The stakeholder's three priorities were clear: access to ground truth source documents was non-negotiable, the system needed to help users construct accurate prompts, and there had to be a structured feedback mechanism so the team could improve the AI's responses over time.

I designed a personality system that adapted the chatbot's behavior to the user's context. A "Customer Service Coach" mode delivers short answers with suggestions for phone or email follow-up. A "Technical Research Assistant" mode provides longer, more detailed responses with additional references and diagrams.
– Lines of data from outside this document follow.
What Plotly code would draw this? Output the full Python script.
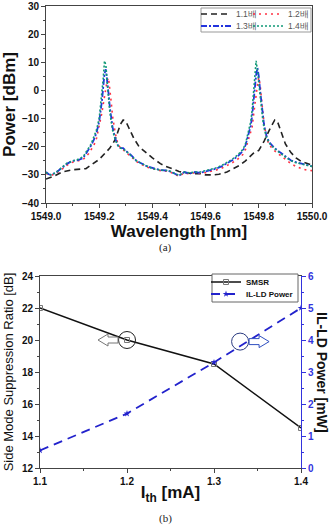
import plotly.graph_objects as go

# ---------------- data: (a) spectra ----------------
wl = [1549.00, 1549.01, 1549.02, 1549.04, 1549.06, 1549.08, 1549.10, 1549.12, 1549.14, 1549.15,
      1549.16, 1549.17, 1549.18, 1549.19, 1549.20, 1549.205, 1549.21, 1549.215, 1549.22, 1549.225,
      1549.23, 1549.235, 1549.24, 1549.245, 1549.25, 1549.26, 1549.27, 1549.28, 1549.29, 1549.30,
      1549.32, 1549.34, 1549.36, 1549.38, 1549.40, 1549.43, 1549.46, 1549.48, 1549.50, 1549.52,
      1549.54, 1549.56, 1549.58, 1549.60, 1549.62, 1549.64, 1549.66, 1549.68, 1549.70, 1549.72,
      1549.74, 1549.75, 1549.76, 1549.77, 1549.775, 1549.78, 1549.785, 1549.79, 1549.795, 1549.80,
      1549.805, 1549.81, 1549.815, 1549.82, 1549.83, 1549.84, 1549.85, 1549.86, 1549.88, 1549.90,
      1549.92, 1549.94, 1549.96, 1549.98, 1550.00]

p12 = [-29.5, -30, -30.2, -29.3, -28, -26.5, -25.5, -25, -24.5, -23.5,
       -22.5, -21, -19.5, -17, -13, -11, -8, -5, -2, 1,
       3.5, 4.5, 1, -4, -9, -15, -19, -20.5, -21, -22,
       -23.5, -25.3, -26.3, -27.3, -27.8, -28.5, -28.7, -29.5, -30.5, -29.3,
       -29.7, -29.2, -29.5, -29.2, -28.8, -28.3, -27.7, -26.8, -25.7, -24.5,
       -22.8, -21, -18, -15, -13, -9, -5, -1, 2, 4.5,
       2, -3, -8, -12, -17, -19.5, -20.5, -21.5, -23, -24.5,
       -26, -27, -27.8, -28.3, -28.5]

p13 = [-29, -29.8, -30, -29, -27.5, -26, -25, -24.8, -24, -22.5,
       -21, -19.5, -17.5, -15, -11, -8, -4, 1, 6, 7.5,
       4, -1, -6, -10, -13, -17, -19.5, -20.5, -20.5, -21.5,
       -23, -25, -26, -27, -27.5, -28.3, -28.5, -29.3, -30.3, -29,
       -29.5, -29, -29.3, -28.8, -28.3, -27.8, -27, -26, -24.8, -23.5,
       -21.5, -19.5, -16, -12.5, -9, -4, 1, 5.5, 8, 5,
       0, -5, -9, -12.5, -16.5, -18.5, -19.5, -20.5, -22, -23.5,
       -24.8, -25.5, -26, -26.3, -27]

p14 = [-29.2, -29.8, -30, -29, -27.3, -25.8, -25, -24.5, -23.5, -22,
       -20.5, -19, -16.5, -14, -10, -6, -1, 4, 10.5, 9,
       3, -3, -7.5, -11, -14, -17.5, -19.5, -20.5, -20.8, -21.5,
       -23.2, -25, -26, -27, -27.8, -28.3, -28.5, -29.3, -30.2, -29,
       -29.3, -29, -29, -28.5, -28, -27.5, -26.7, -25.7, -24.5, -23,
       -21, -19, -15, -11, -7, -1, 5, 10.5, 7, 2,
       -3, -7, -10.5, -13.5, -17, -18.8, -19.8, -20.8, -22.3, -23.8,
       -25, -25.7, -26.2, -26.5, -27]

wl11 = [1549.00, 1549.03, 1549.06, 1549.10, 1549.15, 1549.18, 1549.20, 1549.22, 1549.24, 1549.26,
        1549.27, 1549.28, 1549.29, 1549.30, 1549.31, 1549.33, 1549.35, 1549.38, 1549.40, 1549.43,
        1549.45, 1549.48, 1549.50, 1549.53, 1549.55, 1549.58, 1549.60, 1549.63, 1549.65, 1549.68,
        1549.70, 1549.73, 1549.75, 1549.78, 1549.80, 1549.82, 1549.84, 1549.85, 1549.86, 1549.87,
        1549.88, 1549.90, 1549.92, 1549.94, 1549.96, 1549.98, 1550.00]
p11 = [-31.5, -30.5, -29, -28.2, -27.8, -26, -24.5, -22.5, -20.5, -17.5,
       -14.5, -12, -10.5, -11, -13, -17, -20, -22.5, -24, -26,
       -27, -28, -28.8, -29.3, -29.6, -29.5, -30, -30, -29.8, -29,
       -28, -26.5, -25, -22.3, -21.3, -18, -14, -12, -10.5, -11,
       -13.5, -19, -22, -24, -25.3, -26, -26.5]

names_a = ["1.1배", "1.2배", "1.3배", "1.4배"]

# ---------------- data: (b) ----------------
ith = [1.1, 1.2, 1.3, 1.4]
smsr = [22.0, 20.0, 18.5, 14.5]
ilpow = [0.55, 1.7, 3.3, 5.0]

W, H = 331, 529


def px_x(p):
    return p / W


def px_y(p):
    return 1 - p / H


fig = go.Figure()

fig.add_trace(go.Scatter(x=wl11, y=p11, name=names_a[0], mode="lines",
                         line=dict(color="#222222", width=1.6, dash="6px,4px"),
                         xaxis="x", yaxis="y", legend="legend", showlegend=True))
fig.add_trace(go.Scatter(x=wl, y=p12, name=names_a[1], mode="lines",
                         line=dict(color="#ff3344", width=1.6, dash="2px,4px"),
                         xaxis="x", yaxis="y", legend="legend3", showlegend=True))
fig.add_trace(go.Scatter(x=wl, y=p13, name=names_a[2], mode="lines",
                         line=dict(color="#2233dd", width=1.8, dash="6px,2px,2px,2px"),
                         xaxis="x", yaxis="y", legend="legend5", showlegend=True))
fig.add_trace(go.Scatter(x=wl, y=p14, name=names_a[3], mode="lines",
                         line=dict(color="#119977", width=1.6, dash="2px,2px"),
                         xaxis="x", yaxis="y", legend="legend6", showlegend=True))

fig.add_trace(go.Scatter(x=ith, y=smsr, name="SMSR", mode="lines+markers",
                         line=dict(color="#111111", width=1.5),
                         marker=dict(symbol="square-open", size=5, color="#777777"),
                         xaxis="x2", yaxis="y2", legend="legend2", showlegend=True))
fig.add_trace(go.Scatter(x=ith, y=ilpow, name="IL-LD Power", mode="lines+markers",
                         line=dict(color="#2222cc", width=1.8, dash="9px,6px"),
                         marker=dict(symbol="star", size=5, color="#2222cc"),
                         xaxis="x2", yaxis="y3", legend="legend4", showlegend=True))

axcol = "#444444"
TF = dict(family="Liberation Sans", size=10, color="#111111", weight="bold")

# plot areas (pixels)
A = dict(l=46, r=312, t=6, b=203)
B = dict(l=40, r=301, t=276, b=468)


def top_legend(xp, yp):
    return dict(orientation="h", x=px_x(xp), xanchor="left", y=px_y(yp), yanchor="middle",
                bgcolor="rgba(0,0,0,0)", borderwidth=0, itemwidth=30,
                font=dict(family="Liberation Sans", size=8.5, color="#555555"))


def bot_legend(xp, yp):
    return dict(orientation="v", x=px_x(xp), xanchor="left", y=px_y(yp), yanchor="middle",
                bgcolor="rgba(0,0,0,0)", borderwidth=0, itemwidth=30,
                font=dict(family="Liberation Sans", size=8, color="#111111", weight="bold"))


fig.update_layout(
    width=W, height=H, autosize=False, showlegend=True,
    margin=dict(l=0, r=0, t=0, b=0, autoexpand=False),
    paper_bgcolor="white", plot_bgcolor="white",
    font=dict(family="Liberation Sans", color="#111111"),
    xaxis=dict(domain=[px_x(A["l"]), px_x(A["r"])], anchor="y", automargin=False,
               range=[1549.0, 1550.0], dtick=0.2, tick0=1549.0, tickformat=".1f", tickangle=0,
               showgrid=False, zeroline=False, showline=True, linecolor=axcol, linewidth=1,
               mirror=True, ticks="outside", ticklen=4, tickcolor=axcol,
               minor=dict(ticks="outside", ticklen=2, dtick=0.1, tickcolor=axcol, showgrid=False),
               tickfont=TF,
               title=dict(text="<b>Wavelength [nm]</b>", standoff=1,
                          font=dict(family="Liberation Sans", size=17, color="#111111"))),
    yaxis=dict(domain=[px_y(A["b"]), px_y(A["t"])], anchor="x", automargin=False,
               range=[-40, 30], dtick=10, showgrid=False, zeroline=False,
               showline=True, linecolor=axcol, linewidth=1, mirror=True,
               ticks="outside", ticklen=4, tickcolor=axcol,
               minor=dict(ticks="outside", ticklen=2, dtick=5, tickcolor=axcol, showgrid=False),
               tickfont=TF,
               title=dict(text="<b>Power [dBm]</b>", standoff=6,
                          font=dict(family="Liberation Sans", size=17, color="#111111"))),
    xaxis2=dict(domain=[px_x(B["l"]), px_x(B["r"])], anchor="y2", automargin=False,
                range=[1.1, 1.4], dtick=0.1, tick0=1.1, tickformat=".1f", tickangle=0,
                showgrid=False, zeroline=False, showline=True, linecolor=axcol, linewidth=1,
                mirror=True, ticks="outside", ticklen=4, tickcolor=axcol,
                minor=dict(ticks="outside", ticklen=2, dtick=0.05, tickcolor=axcol, showgrid=False),
                tickfont=TF,
                title=dict(text="<b>I<sub>th</sub> [mA]</b>", standoff=0,
                           font=dict(family="Liberation Sans", size=17, color="#111111"))),
    yaxis2=dict(domain=[px_y(B["b"]), px_y(B["t"])], anchor="x2", automargin=False,
                range=[12, 24], dtick=2, showgrid=False, zeroline=False,
                showline=True, linecolor=axcol, linewidth=1,
                ticks="outside", ticklen=4, tickcolor=axcol,
                minor=dict(ticks="outside", ticklen=2, dtick=1, tickcolor=axcol, showgrid=False),
                tickfont=TF,
                title=dict(text="Side Mode Suppression Ratio [dB]", standoff=5,
                           font=dict(family="Liberation Sans", size=13, color="#111111"))),
    yaxis3=dict(domain=[px_y(B["b"]), px_y(B["t"])], anchor="x2", overlaying="y2", side="right",
                automargin=False,
                range=[0, 6], dtick=1, showgrid=False, zeroline=False,
                showline=True, linecolor="#3333dd", linewidth=1,
                ticks="outside", ticklen=4, tickcolor="#3333dd",
                minor=dict(ticks="outside", ticklen=2, dtick=0.5, tickcolor="#3333dd", showgrid=False),
                tickfont=dict(family="Liberation Sans", size=10, color="#3333dd", weight="bold")),
    legend=top_legend(196, 14),
    legend3=top_legend(248, 14),
    legend5=top_legend(196, 26),
    legend6=top_legend(248, 26),
    legend2=bot_legend(206, 282),
    legend4=bot_legend(206, 294),
)

shapes = []
# legend boxes
shapes.append(dict(type="rect", xref="paper", yref="paper", layer="above",
                   x0=px_x(201), x1=px_x(311), y0=px_y(32), y1=px_y(8),
                   line=dict(color="#999999", width=1), fillcolor="white"))
shapes.append(dict(type="rect", xref="paper", yref="paper", layer="above",
                   x0=px_x(212), x1=px_x(298), y0=px_y(302), y1=px_y(274),
                   line=dict(color="#666666", width=1), fillcolor="white"))
# circle + arrow markers for axis association
shapes.append(dict(type="circle", xref="x2", yref="y2", xsizemode="pixel", ysizemode="pixel",
                   xanchor=1.2, yanchor=20, x0=-8.5, x1=8.5, y0=-8.5, y1=8.5,
                   line=dict(color="#222222", width=1), layer="above"))
shapes.append(dict(type="path", xref="x2", yref="y2", xsizemode="pixel", ysizemode="pixel",
                   xanchor=1.2, yanchor=20,
                   path="M -9,3 L -19,3 L -19,6 L -29,0 L -19,-6 L -19,-3 L -9,-3 Z",
                   line=dict(color="#777777", width=1), fillcolor="white", layer="above"))
shapes.append(dict(type="circle", xref="x2", yref="y3", xsizemode="pixel", ysizemode="pixel",
                   xanchor=1.33, yanchor=3.95, x0=-8.5, x1=8.5, y0=-8.5, y1=8.5,
                   line=dict(color="#2a3a80", width=1), layer="above"))
shapes.append(dict(type="path", xref="x2", yref="y3", xsizemode="pixel", ysizemode="pixel",
                   xanchor=1.33, yanchor=3.95,
                   path="M 9,3 L 19,3 L 19,6 L 29,0 L 19,-6 L 19,-3 L 9,-3 Z",
                   line=dict(color="#3050c0", width=1), fillcolor="white", layer="above"))
fig.update_layout(shapes=shapes)

# right-axis title, reading top-to-bottom as in the reference
fig.add_annotation(text="<b>IL-LD Power [mW]</b>", xref="paper", yref="paper",
                   x=px_x(322), y=px_y(372), xanchor="center", yanchor="middle",
                   textangle=90, showarrow=False,
                   font=dict(family="Liberation Sans", size=14, color="#111111"))

fig.add_annotation(text="(a)", xref="paper", yref="paper", x=px_x(165), y=px_y(247),
                   xanchor="center", yanchor="middle", showarrow=False,
                   font=dict(family="Liberation Serif", size=11, color="#222222"))
fig.add_annotation(text="(b)", xref="paper", yref="paper", x=px_x(165), y=px_y(518),
                   xanchor="center", yanchor="middle", showarrow=False,
                   font=dict(family="Liberation Serif", size=11, color="#222222"))

fig.write_html("out.html")
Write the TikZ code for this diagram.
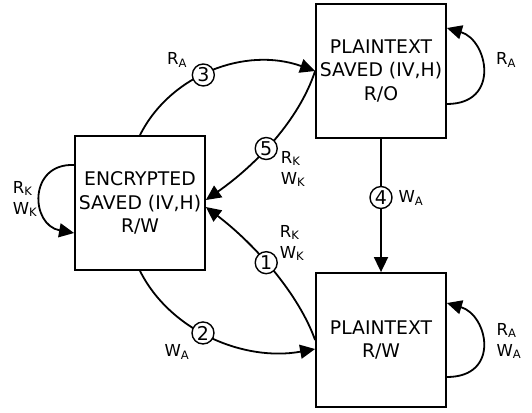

Users could also filter which policy documents the AI draws from — critical because the AI model was getting confused between loan making and loan servicing questions when the full corpus was included.

Settings screen showing how to enable the Technical Research Assistant mode and filter which policy documents the AI references
Users can enable the Technical Research Assistant mode and filter which policy documents the AI references — solving a prompt accuracy problem identified during stakeholder interviews.

For the citation experience, I designed a reference system where numbered citations in the response link to a split-screen document viewer showing the highlighted source passage alongside the AI's answer. This was the product owner's highest priority — staff needed to verify AI responses against the actual handbook language and cite those sources in official correspondence like adverse decision letters.

Split-screen showing chat on bottom and source document on top with highlighted passage
Citations link to a reference viewer showing the exact source passage — the most critical trust-building feature for government use.

I also designed the feedback mechanism with structured categories (factually correct/incorrect, contextually relevant/irrelevant, easy/difficult to understand, practical/impractical) plus an optional free-text field, giving the development team actionable data to improve the model.

Feedback form with thumbs up/down and structured quality dimension categories
Structured feedback captures specific quality dimensions rather than just thumbs up/down, giving the team actionable improvement data.

Since the development team didn't have Figma access, I delivered fully dimensioned specs — redlined screenshots with spacing, font sizes, weights, and corner radii annotated — so engineers could implement without ambiguity.

Redlined Figma screen showing dimension annotations, font specs, and spacing callouts
Developer handoff specs with full dimensions, created as annotated screenshots because the engineering team didn't have Figma licenses.

Reflection

Designing for AI-generated content requires different trust patterns than traditional interfaces. In a government context, the AI's answer isn't the product — the verifiable source citation is. Everything in the UI had to reinforce that the chatbot is a tool for finding information faster, not a replacement for policy expertise. The personality and filtering systems were my solution to a prompt engineering problem that was showing up as a UX problem — the AI was giving confused answers not because the model was bad, but because users had no way to scope their questions.